Monday 23 March 2009

gran torino [d. eastwood]

Clint. They love him here as much as anywhere. The 10.45 showing at Cine Punta Carretas is sold out, as was the screening before. When we leave the cinema, Ana asks me if I like Clint. And I genuinely can’t answer. I don’t know what I think. Clint is like the Grand Canyon, I say. He’s there. You can’t like or dislike him anymore than you can like or dislike the Grand Canyon. Ana says she’s never been to the Grand Canyon, and I acknowledge that neither have I. She doesn’t seem to think my theory makes much sense, but it’s the only one I have.

What you can say about Clint is that he knows how to make a film. He knows what you need, what you don’t need. You need a sympathetic if flawed hero with a journey to go on. You need others to learn from that journey. You need bad guys who will be overcome. You need lashings of Vietnamese food, men talking like men, and a shoot-out at the end. OK the last three aren’t essential. Gran Torino is both an affectionate paean to the fading frontier values of the United States, and a jaundiced side swipe at the way those values have become corroded by its consumer culture. In a way it’s a film that’s all about neighbourliness, and society, with the Huong Vietnamese community that has moved into Clint’s barrio possessing these virtues which his own white community has neglected. I could go on a tangent about child rearing in the affluent West in comparison to other, poorer parts of the world, but it’s not strictly speaking relevant.

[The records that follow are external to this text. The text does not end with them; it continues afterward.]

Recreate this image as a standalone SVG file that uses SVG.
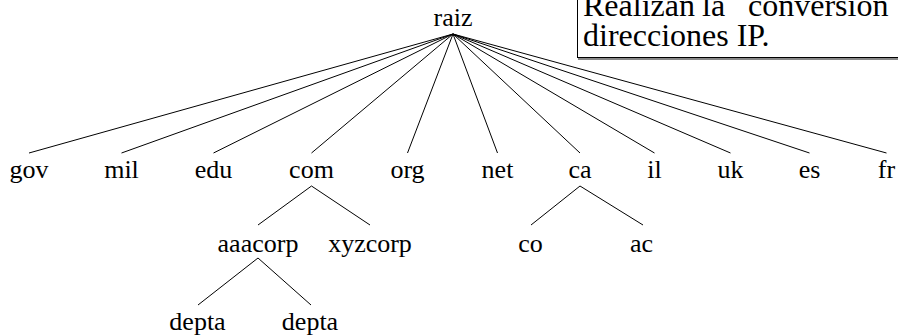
<svg xmlns="http://www.w3.org/2000/svg" width="898" height="336" viewBox="0 0 898 336">
  <style>
    .lbl { font-family: "Liberation Serif", "Times New Roman", serif; font-size: 26px; fill: #000; text-anchor: middle; }
    .note { font-family: "Liberation Serif", "Times New Roman", serif; font-size: 32px; fill: #000; }
    .edge { stroke: #000; stroke-width: 1; fill: none; }
  </style>
  <rect width="898" height="336" fill="#fff"/>

  <!-- callout box, running off the right edge -->
  <g id="note">
    <line x1="578" y1="59" x2="898" y2="59" stroke="#888" stroke-width="2"/>
    <rect x="577.5" y="-10" width="340" height="67.5" fill="#fff" stroke="#000" stroke-width="1"/>
    <text class="note" y="16"><tspan x="583">Realizan</tspan><tspan x="702">la</tspan><tspan x="748">conversión</tspan></text>
    <text class="note" x="583" y="46">direcciones IP.</text>
  </g>

  <g id="connectors">
    <line class="edge" x1="453" y1="34" x2="29" y2="153"/>
    <line class="edge" x1="453" y1="34" x2="121.5" y2="153"/>
    <line class="edge" x1="453" y1="34" x2="213.5" y2="153"/>
    <line class="edge" x1="453" y1="34" x2="311.5" y2="153"/>
    <line class="edge" x1="453" y1="34" x2="407.5" y2="153"/>
    <line class="edge" x1="453" y1="34" x2="497.5" y2="153"/>
    <line class="edge" x1="453" y1="34" x2="580" y2="153"/>
    <line class="edge" x1="453" y1="34" x2="654.5" y2="153"/>
    <line class="edge" x1="453" y1="34" x2="730.5" y2="153"/>
    <line class="edge" x1="453" y1="34" x2="809.5" y2="153"/>
    <line class="edge" x1="453" y1="34" x2="886.5" y2="153"/>
    <line class="edge" x1="311.5" y1="186" x2="258" y2="225"/>
    <line class="edge" x1="311.5" y1="186" x2="370" y2="225"/>
    <line class="edge" x1="580" y1="186" x2="531" y2="225"/>
    <line class="edge" x1="580" y1="186" x2="643" y2="225"/>
    <line class="edge" x1="258" y1="258" x2="198" y2="305"/>
    <line class="edge" x1="258" y1="258" x2="311" y2="305"/>
  </g>

  <g id="raiz"><text class="lbl" x="453" y="26">raiz</text></g>
  <g id="gov"><text class="lbl" x="29" y="178">gov</text></g>
  <g id="mil"><text class="lbl" x="121.5" y="178">mil</text></g>
  <g id="edu"><text class="lbl" x="213.5" y="178">edu</text></g>
  <g id="com"><text class="lbl" x="311.5" y="178">com</text></g>
  <g id="org"><text class="lbl" x="407.5" y="178">org</text></g>
  <g id="net"><text class="lbl" x="497.5" y="178">net</text></g>
  <g id="ca"><text class="lbl" x="580" y="178">ca</text></g>
  <g id="il"><text class="lbl" x="654.5" y="178">il</text></g>
  <g id="uk"><text class="lbl" x="730.5" y="178">uk</text></g>
  <g id="es"><text class="lbl" x="809.5" y="178">es</text></g>
  <g id="fr"><text class="lbl" x="886.5" y="178">fr</text></g>
  <g id="aaacorp"><text class="lbl" x="258" y="252">aaacorp</text></g>
  <g id="xyzcorp"><text class="lbl" x="370" y="252">xyzcorp</text></g>
  <g id="co"><text class="lbl" x="530.5" y="252">co</text></g>
  <g id="ac"><text class="lbl" x="641.5" y="252">ac</text></g>
  <g id="depta-1"><text class="lbl" x="197.5" y="330">depta</text></g>
  <g id="depta-2"><text class="lbl" x="310" y="330">depta</text></g>
</svg>
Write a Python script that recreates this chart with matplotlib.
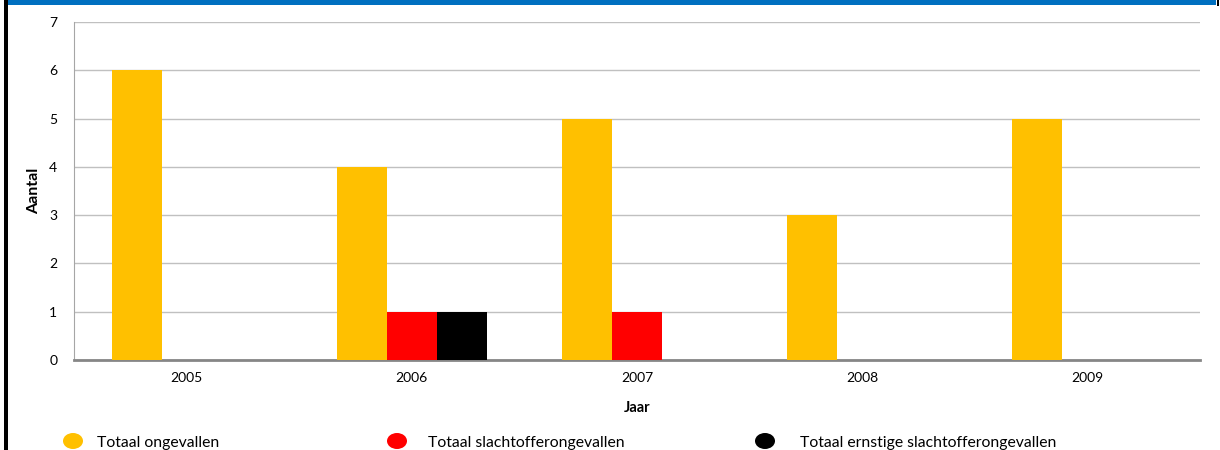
import numpy as np
import matplotlib
matplotlib.use("Agg")
import matplotlib.pyplot as plt
from matplotlib.patches import Ellipse, Rectangle

plt.rcParams['font.family'] = ['Lato', 'DejaVu Sans']

years = ["2005", "2006", "2007", "2008", "2009"]
series_names = ["Totaal ongevallen", "Totaal slachtofferongevallen",
                "Totaal ernstige slachtofferongevallen"]
ongevallen = [6, 4, 5, 3, 5]
slachtoffer = [0, 1, 1, 0, 0]
ernstig = [0, 1, 0, 0, 0]
colors = ["#FFC000", "#FF0000", "#000000"]

W, H = 1220, 450
fig = plt.figure(figsize=(W / 100, H / 100), dpi=100)
ax = fig.add_axes([74 / W, 1 - 360 / H, (1200 - 74) / W, (360 - 22) / H])

x = np.arange(len(years))
bw = 0.222
for i, (vals, c) in enumerate(zip([ongevallen, slachtoffer, ernstig], colors)):
    ax.bar(x + (i - 1) * bw, vals, bw, color=c, zorder=3)

ax.set_xlim(-0.5, len(years) - 0.5)
ax.set_ylim(0, 7)
ax.set_yticks(range(8))
ax.set_xticks(x)
ax.set_xticklabels(years)
ax.tick_params(length=0, labelsize=10, colors="#000000")
ax.tick_params(axis="y", pad=12)
ax.tick_params(axis="x", pad=9)
ax.grid(axis="y", color="#C0C0C0", lw=1, zorder=0)
for s in ["top", "right"]:
    ax.spines[s].set_visible(False)
ax.spines["left"].set_color("#A6A6A6")
ax.spines["bottom"].set_color("#868686")
ax.spines["bottom"].set_linewidth(2)

ax.set_xlabel("Jaar", fontsize=10.5, fontweight="bold", labelpad=12)
ax.set_ylabel("Aantal", fontsize=11.5, fontweight="bold", labelpad=6)

# header band and frame edges
fig.add_artist(Rectangle((8 / W, 1 - 5 / H), (1216 - 8) / W, 5 / H,
                         transform=fig.transFigure, color="#0070C0", lw=0))
fig.add_artist(Rectangle((4 / W, 0), 4 / W, 1,
                         transform=fig.transFigure, color="#000000", lw=0))
fig.add_artist(Rectangle((1217 / W, 1 - 6 / H), 2 / W, 6 / H,
                         transform=fig.transFigure, color="#000000", lw=0))

# legend row
legend_x = [73, 397, 765]
text_x = [97, 428, 800]
for mx, tx, c, name in zip(legend_x, text_x, colors, series_names):
    fig.add_artist(Ellipse((mx / W, 1 - 441 / H), 20 / W, 16 / H,
                           transform=fig.transFigure, color=c, lw=0))
    fig.text(tx / W, 1 - 443 / H, name, fontsize=11.3, va="center", ha="left")

fig.savefig("out.png", dpi=100)
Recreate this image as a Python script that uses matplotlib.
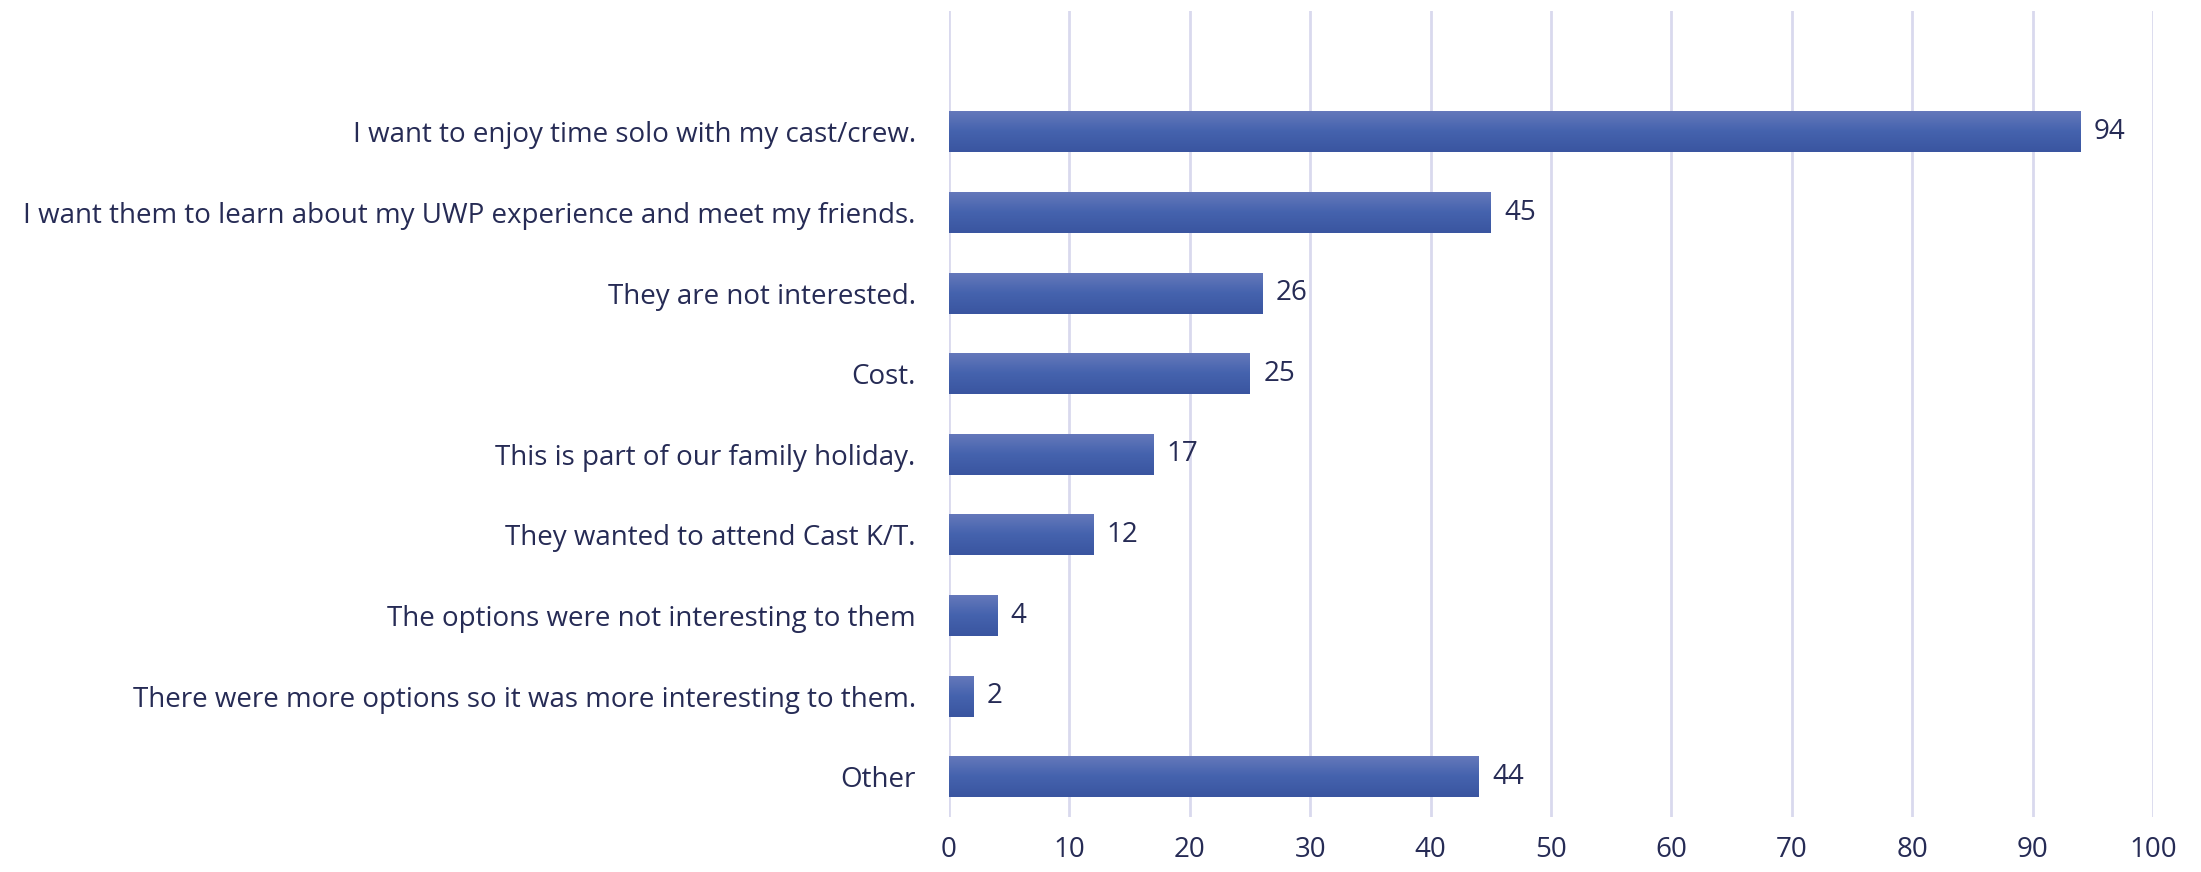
import matplotlib
matplotlib.use("Agg")
import matplotlib.pyplot as plt
import numpy as np
from matplotlib.colors import LinearSegmentedColormap

categories = [
    "I want to enjoy time solo with my cast/crew.",
    "I want them to learn about my UWP experience and meet my friends.",
    "They are not interested.",
    "Cost.",
    "This is part of our family holiday.",
    "They wanted to attend Cast K/T.",
    "The options were not interesting to them",
    "There were more options so it was more interesting to them.",
    "Other",
]
values = [94, 45, 26, 25, 17, 12, 4, 2, 44]
x_ticks = [0, 10, 20, 30, 40, 50, 60, 70, 80, 90, 100]

text_color = "#262b55"
grid_color = "#d9d9ee"
grad = LinearSegmentedColormap.from_list("bar", ["#6679bb", "#4563ae", "#3a55a0"])

plt.rcParams['font.family'] = ['Open Sans', 'DejaVu Sans']

fig = plt.figure(figsize=(22.01, 8.72), dpi=100)
ax = fig.add_axes([949 / 2201, 1 - 817 / 872, (2153 - 949) / 2201, (817 - 11) / 872])

pos = np.arange(len(categories))
bar_h = 0.51
bars = ax.barh(pos, values, height=bar_h, color="#4563ae", zorder=2)

# vertical gradient inside each bar
g = np.linspace(0, 1, 64).reshape(-1, 1)
for b in bars:
    x0, y0 = b.get_x(), b.get_y()
    w, h = b.get_width(), b.get_height()
    im = ax.imshow(g, cmap=grad, aspect="auto", extent=[x0, x0 + w, y0 + h, y0],
                   zorder=3, interpolation="bilinear")
    im.set_clip_path(b)

for p, v in zip(pos, values):
    ax.text(v + 1.1, p, str(v), va="center", ha="left", fontsize=20, color=text_color)

ax.set_xlim(0, 100)
ax.set_ylim(len(categories) - 0.5, -1.5)
ax.set_xticks(x_ticks)
ax.set_yticks(pos)
ax.set_yticklabels(categories)
ax.tick_params(axis="both", length=0, labelsize=20, colors=text_color)
ax.tick_params(axis="y", pad=24)
ax.tick_params(axis="x", pad=14)
ax.xaxis.grid(True, color=grid_color, linewidth=2, zorder=0)
for s in ax.spines.values():
    s.set_visible(False)

plt.savefig("out.png", dpi=100)
plt.close()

At the heart of the film, as ever, is Clint, a figure who has become symbolic of something of which no-one’s entirely sure what. A kind of individualistic, libertarian icon, gun-toting, unafraid to use violence if he feels the need is there. And yet even this apparently self-evident image is undercut by the film’s closing sequence, where Walt rejects the way of the gun, and the audience isn’t given what they expect. Which could be construed as something of a betrayal by those who have bought into the image Clint has been steadfastly cultivating over decades (with the help of Leone).

Maybe Clint himself doesn’t know what to make of Clint, as he ages, a journey shared by his character Walt. When Walt talks about killing lots of men in the war, it could be Clint talking about the trail of bodies in his cinematic career. The way of the gun is seductive and efficacious, as well as being crowd pleasing, but is there a hint of regret for a career chiselled from the eyes of a figure who’s unafraid to kill?